■ **RECORDS TO USE**
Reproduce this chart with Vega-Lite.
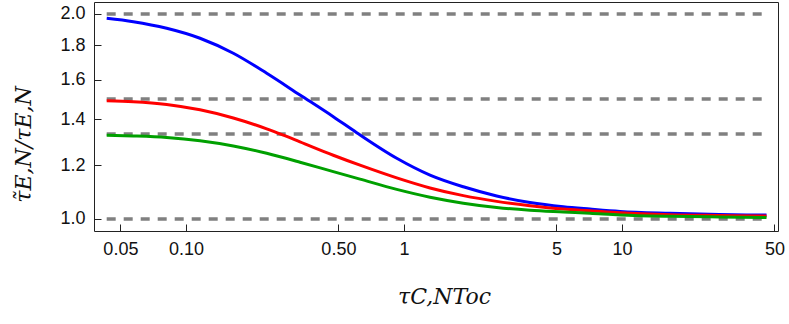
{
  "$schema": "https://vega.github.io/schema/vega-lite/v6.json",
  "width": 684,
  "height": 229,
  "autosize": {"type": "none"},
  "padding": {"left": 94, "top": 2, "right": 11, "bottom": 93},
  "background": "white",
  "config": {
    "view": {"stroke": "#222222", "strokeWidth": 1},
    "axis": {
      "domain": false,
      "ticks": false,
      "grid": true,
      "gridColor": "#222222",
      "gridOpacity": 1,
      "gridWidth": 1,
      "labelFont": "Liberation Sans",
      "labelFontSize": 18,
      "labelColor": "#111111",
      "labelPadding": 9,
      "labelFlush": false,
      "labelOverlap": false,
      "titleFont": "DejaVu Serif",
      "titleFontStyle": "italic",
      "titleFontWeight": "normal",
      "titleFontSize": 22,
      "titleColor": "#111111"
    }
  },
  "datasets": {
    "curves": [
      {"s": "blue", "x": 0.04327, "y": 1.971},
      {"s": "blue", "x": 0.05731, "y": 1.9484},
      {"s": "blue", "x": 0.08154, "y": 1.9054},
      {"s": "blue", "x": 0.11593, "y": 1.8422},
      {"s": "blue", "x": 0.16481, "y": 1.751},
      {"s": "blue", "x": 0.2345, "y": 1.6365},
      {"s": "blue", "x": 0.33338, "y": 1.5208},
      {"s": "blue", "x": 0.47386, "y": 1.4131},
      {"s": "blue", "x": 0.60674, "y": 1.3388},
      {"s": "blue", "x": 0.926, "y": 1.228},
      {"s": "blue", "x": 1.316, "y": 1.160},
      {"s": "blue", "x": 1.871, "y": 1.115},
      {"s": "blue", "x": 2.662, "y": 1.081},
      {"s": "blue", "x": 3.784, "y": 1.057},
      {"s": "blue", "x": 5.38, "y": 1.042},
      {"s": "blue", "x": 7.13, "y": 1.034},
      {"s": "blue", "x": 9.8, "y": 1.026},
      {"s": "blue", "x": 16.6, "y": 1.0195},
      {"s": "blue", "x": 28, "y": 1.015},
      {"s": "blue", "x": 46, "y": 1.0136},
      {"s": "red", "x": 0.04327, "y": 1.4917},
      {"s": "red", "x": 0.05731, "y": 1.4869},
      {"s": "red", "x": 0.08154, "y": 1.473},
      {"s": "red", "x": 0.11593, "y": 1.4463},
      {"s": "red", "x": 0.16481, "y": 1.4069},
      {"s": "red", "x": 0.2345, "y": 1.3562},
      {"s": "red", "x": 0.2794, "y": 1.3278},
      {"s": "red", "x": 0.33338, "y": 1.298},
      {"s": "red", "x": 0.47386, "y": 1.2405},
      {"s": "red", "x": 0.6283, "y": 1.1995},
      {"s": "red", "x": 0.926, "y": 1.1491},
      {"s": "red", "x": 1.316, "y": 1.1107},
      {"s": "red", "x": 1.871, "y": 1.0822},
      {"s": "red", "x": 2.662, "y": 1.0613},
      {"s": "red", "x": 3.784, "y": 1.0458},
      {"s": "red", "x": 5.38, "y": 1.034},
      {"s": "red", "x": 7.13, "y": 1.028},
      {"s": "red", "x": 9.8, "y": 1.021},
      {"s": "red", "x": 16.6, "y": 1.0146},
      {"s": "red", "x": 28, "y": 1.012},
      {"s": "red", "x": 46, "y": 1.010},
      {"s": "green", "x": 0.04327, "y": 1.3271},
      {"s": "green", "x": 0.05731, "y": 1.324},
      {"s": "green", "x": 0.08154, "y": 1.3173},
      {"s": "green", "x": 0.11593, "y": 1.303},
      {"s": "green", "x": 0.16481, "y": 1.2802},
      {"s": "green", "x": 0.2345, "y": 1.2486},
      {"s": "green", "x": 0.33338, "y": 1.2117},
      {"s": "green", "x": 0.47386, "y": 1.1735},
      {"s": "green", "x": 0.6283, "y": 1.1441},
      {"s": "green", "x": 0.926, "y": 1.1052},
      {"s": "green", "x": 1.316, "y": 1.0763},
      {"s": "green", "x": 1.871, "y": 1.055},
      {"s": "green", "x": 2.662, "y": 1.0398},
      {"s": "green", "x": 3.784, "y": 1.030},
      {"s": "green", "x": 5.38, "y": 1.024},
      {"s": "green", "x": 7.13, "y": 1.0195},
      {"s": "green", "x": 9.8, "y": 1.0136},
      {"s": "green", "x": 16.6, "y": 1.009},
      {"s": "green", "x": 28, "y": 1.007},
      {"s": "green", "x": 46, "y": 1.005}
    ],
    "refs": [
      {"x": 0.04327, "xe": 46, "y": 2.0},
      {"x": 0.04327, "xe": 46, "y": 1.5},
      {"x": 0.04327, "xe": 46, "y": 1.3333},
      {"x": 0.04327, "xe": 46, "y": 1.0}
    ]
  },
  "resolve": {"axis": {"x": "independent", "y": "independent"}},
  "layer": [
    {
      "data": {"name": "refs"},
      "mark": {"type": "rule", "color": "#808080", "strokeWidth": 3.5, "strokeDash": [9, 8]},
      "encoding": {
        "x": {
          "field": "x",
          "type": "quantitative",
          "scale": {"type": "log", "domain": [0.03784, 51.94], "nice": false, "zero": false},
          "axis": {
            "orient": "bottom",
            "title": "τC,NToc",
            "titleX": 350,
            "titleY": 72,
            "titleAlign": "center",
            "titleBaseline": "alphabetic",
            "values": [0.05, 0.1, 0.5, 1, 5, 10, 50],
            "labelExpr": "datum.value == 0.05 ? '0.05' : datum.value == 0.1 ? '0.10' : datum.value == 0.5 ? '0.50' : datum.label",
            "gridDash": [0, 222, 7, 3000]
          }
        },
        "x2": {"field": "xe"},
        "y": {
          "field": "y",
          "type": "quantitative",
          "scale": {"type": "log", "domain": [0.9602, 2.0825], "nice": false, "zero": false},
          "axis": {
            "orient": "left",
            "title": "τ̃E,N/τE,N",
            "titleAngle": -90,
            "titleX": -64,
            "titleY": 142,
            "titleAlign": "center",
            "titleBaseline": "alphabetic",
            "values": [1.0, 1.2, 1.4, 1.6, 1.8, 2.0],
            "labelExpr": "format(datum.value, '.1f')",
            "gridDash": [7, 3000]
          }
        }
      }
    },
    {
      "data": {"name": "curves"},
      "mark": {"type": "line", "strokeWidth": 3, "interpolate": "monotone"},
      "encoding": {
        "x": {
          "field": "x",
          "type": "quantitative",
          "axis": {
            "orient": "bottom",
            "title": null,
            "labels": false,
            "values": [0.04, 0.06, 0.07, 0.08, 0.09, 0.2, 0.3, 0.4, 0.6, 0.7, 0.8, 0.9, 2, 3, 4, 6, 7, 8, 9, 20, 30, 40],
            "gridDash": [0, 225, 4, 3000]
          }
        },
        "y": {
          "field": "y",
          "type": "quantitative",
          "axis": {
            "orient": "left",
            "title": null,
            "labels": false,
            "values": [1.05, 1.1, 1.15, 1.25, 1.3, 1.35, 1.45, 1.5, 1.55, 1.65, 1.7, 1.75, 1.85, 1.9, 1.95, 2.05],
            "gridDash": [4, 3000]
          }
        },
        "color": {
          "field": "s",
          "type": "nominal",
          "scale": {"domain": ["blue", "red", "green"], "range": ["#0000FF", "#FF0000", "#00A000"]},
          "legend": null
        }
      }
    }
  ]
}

...

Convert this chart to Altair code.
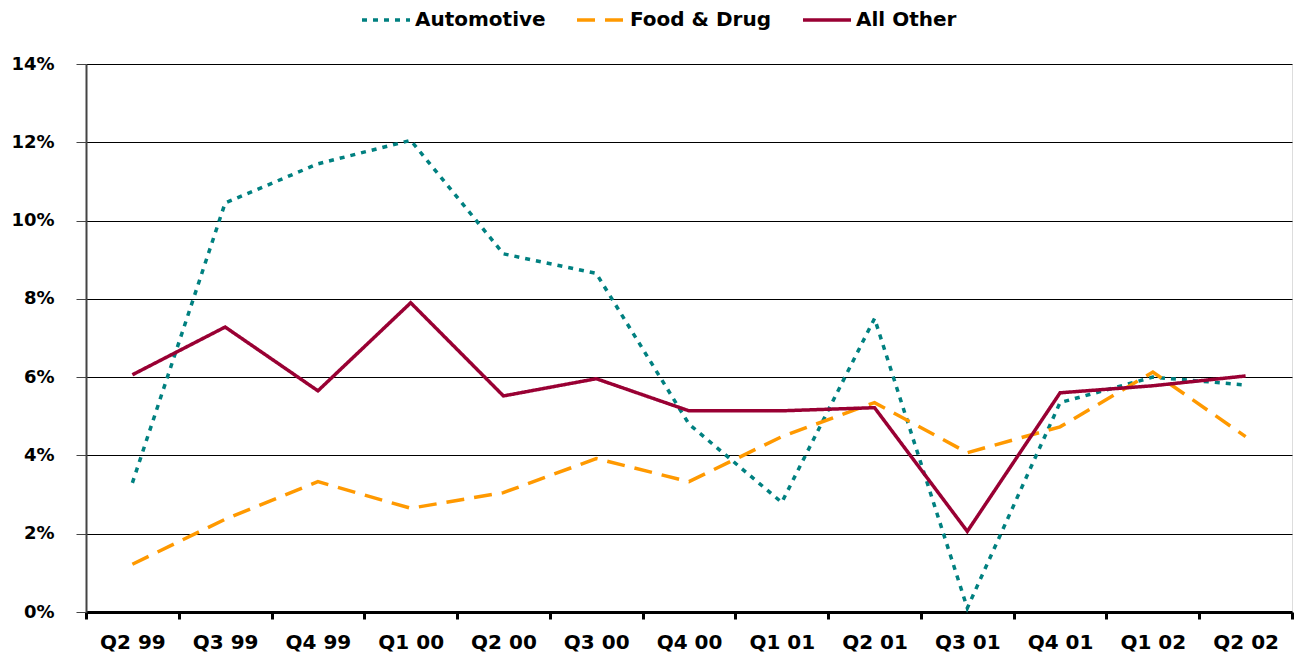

* * *

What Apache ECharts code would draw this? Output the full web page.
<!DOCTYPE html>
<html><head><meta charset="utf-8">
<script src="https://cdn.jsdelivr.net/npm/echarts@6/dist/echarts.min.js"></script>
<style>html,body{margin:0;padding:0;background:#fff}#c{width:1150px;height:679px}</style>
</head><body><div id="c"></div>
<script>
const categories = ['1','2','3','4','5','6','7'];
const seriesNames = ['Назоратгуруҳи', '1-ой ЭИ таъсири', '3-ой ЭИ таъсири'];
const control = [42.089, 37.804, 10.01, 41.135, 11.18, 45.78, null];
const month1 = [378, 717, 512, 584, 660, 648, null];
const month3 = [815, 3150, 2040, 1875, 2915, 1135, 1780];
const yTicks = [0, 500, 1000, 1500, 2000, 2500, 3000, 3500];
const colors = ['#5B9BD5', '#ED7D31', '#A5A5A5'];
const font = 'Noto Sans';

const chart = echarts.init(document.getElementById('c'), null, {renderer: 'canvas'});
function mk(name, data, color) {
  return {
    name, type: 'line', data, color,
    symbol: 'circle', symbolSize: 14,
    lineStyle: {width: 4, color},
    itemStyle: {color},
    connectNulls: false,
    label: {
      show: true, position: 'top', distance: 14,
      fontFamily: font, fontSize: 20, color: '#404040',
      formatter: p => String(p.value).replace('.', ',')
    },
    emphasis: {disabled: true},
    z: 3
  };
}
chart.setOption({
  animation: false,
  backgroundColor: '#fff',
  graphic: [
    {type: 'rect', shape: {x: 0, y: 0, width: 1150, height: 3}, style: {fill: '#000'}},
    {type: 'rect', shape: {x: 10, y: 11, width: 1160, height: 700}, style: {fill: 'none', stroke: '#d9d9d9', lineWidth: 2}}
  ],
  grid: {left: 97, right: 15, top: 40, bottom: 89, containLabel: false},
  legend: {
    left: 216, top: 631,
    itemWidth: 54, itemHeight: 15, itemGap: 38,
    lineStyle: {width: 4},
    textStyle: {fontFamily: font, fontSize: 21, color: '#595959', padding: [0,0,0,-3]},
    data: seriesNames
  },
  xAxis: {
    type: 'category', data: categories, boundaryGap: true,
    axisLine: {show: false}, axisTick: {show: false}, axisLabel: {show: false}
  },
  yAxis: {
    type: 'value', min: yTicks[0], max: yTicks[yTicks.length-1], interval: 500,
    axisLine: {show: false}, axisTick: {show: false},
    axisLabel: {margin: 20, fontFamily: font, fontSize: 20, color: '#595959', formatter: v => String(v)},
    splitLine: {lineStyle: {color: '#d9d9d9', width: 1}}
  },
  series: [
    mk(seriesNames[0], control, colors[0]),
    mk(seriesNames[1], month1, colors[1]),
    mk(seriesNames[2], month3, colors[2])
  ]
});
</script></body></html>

■ **WHAT TO WORK ON**
Return verbatim the lines that run from the line containing "What Apache ECharts" through the line containing "const font = 'Noto Sans';", inclusive.

■ **TASK ANSWER**
What Apache ECharts code would draw this? Output the full web page.
<!DOCTYPE html>
<html><head><meta charset="utf-8">
<script src="https://cdn.jsdelivr.net/npm/echarts@6/dist/echarts.min.js"></script>
<style>html,body{margin:0;padding:0;background:#fff}#c{width:1150px;height:679px}</style>
</head><body><div id="c"></div>
<script>
const categories = ['1','2','3','4','5','6','7'];
const seriesNames = ['Назоратгуруҳи', '1-ой ЭИ таъсири', '3-ой ЭИ таъсири'];
const control = [42.089, 37.804, 10.01, 41.135, 11.18, 45.78, null];
const month1 = [378, 717, 512, 584, 660, 648, null];
const month3 = [815, 3150, 2040, 1875, 2915, 1135, 1780];
const yTicks = [0, 500, 1000, 1500, 2000, 2500, 3000, 3500];
const colors = ['#5B9BD5', '#ED7D31', '#A5A5A5'];
const font = 'Noto Sans';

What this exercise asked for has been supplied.